John Goodwin: “...‘that they who live,’ i.e. that whosoever of those, for whom he thus died, shall be saved by this death of his for them, ‘should,’ in consideration of, and by way of signal thankfulness for such a salvation, ‘not live unto themselves,’ i.e. only and chiefly mind themselves whilst they live in the world, in their carnal and worldly interests, ‘but unto him who died for them and rose again,’ i.e. promote his interest and affairs in the world....” (Redemption Redeemed, p.55, emphasis mine)

In other words, by way of Christ’s death, those who escape the world should no longer live like the world, but instead promote the interests of the One who died to set them free. 

John Goodwin: “...Christ died for as many as were dead, and consequently foall, without exception, inasmuch as all, without exception or difference, were dead.” (Redemption Redeemed, p.57)

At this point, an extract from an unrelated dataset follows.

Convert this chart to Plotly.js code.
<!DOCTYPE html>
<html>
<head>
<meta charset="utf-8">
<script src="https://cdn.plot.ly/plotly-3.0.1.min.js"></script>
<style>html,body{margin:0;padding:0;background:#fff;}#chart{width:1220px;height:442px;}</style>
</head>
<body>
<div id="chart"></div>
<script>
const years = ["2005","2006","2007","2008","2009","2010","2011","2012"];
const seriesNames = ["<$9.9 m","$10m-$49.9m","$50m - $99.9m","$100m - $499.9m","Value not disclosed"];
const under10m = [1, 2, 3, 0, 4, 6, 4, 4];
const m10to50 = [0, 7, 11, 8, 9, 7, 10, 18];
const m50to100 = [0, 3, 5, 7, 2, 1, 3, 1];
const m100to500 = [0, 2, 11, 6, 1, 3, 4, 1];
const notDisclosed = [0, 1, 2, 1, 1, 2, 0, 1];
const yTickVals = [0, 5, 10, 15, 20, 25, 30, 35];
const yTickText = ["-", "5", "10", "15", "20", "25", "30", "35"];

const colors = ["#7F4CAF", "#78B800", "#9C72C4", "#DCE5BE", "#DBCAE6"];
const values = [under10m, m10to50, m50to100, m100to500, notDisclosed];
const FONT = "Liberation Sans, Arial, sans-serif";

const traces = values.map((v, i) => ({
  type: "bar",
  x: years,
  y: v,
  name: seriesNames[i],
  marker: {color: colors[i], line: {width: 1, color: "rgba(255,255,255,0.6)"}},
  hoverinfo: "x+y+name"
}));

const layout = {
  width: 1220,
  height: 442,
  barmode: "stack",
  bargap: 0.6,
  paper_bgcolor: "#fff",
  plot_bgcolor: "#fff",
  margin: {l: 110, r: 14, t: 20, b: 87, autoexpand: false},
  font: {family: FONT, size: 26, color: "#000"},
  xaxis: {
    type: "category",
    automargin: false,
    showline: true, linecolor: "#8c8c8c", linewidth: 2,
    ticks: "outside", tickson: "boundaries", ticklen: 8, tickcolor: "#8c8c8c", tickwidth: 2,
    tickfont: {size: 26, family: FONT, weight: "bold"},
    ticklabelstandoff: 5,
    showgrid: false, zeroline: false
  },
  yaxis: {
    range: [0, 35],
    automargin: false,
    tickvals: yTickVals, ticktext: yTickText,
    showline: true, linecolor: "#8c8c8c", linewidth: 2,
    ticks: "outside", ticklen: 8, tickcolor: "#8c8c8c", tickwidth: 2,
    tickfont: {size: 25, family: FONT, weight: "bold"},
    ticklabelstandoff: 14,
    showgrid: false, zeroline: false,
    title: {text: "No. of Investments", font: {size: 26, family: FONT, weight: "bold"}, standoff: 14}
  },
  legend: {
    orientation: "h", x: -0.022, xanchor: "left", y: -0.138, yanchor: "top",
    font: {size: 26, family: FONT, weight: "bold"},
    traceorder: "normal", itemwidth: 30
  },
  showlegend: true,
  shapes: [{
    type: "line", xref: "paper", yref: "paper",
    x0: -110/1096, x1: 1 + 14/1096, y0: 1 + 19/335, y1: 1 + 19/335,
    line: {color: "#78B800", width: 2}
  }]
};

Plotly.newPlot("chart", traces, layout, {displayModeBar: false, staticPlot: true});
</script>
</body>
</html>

John Goodwin: “If only the elect, so called, be recovered, this is no recovery of Adam’s fall, but only of a small or less considerable part of it, or rather of some few persons only who fell thereby.”  (Redemption Redeemed, p.313)

Compare with Romans 5:12: 

Therefore, just as through one man sin entered into the world, and death through sin, and so death spread to all men, because all sinned.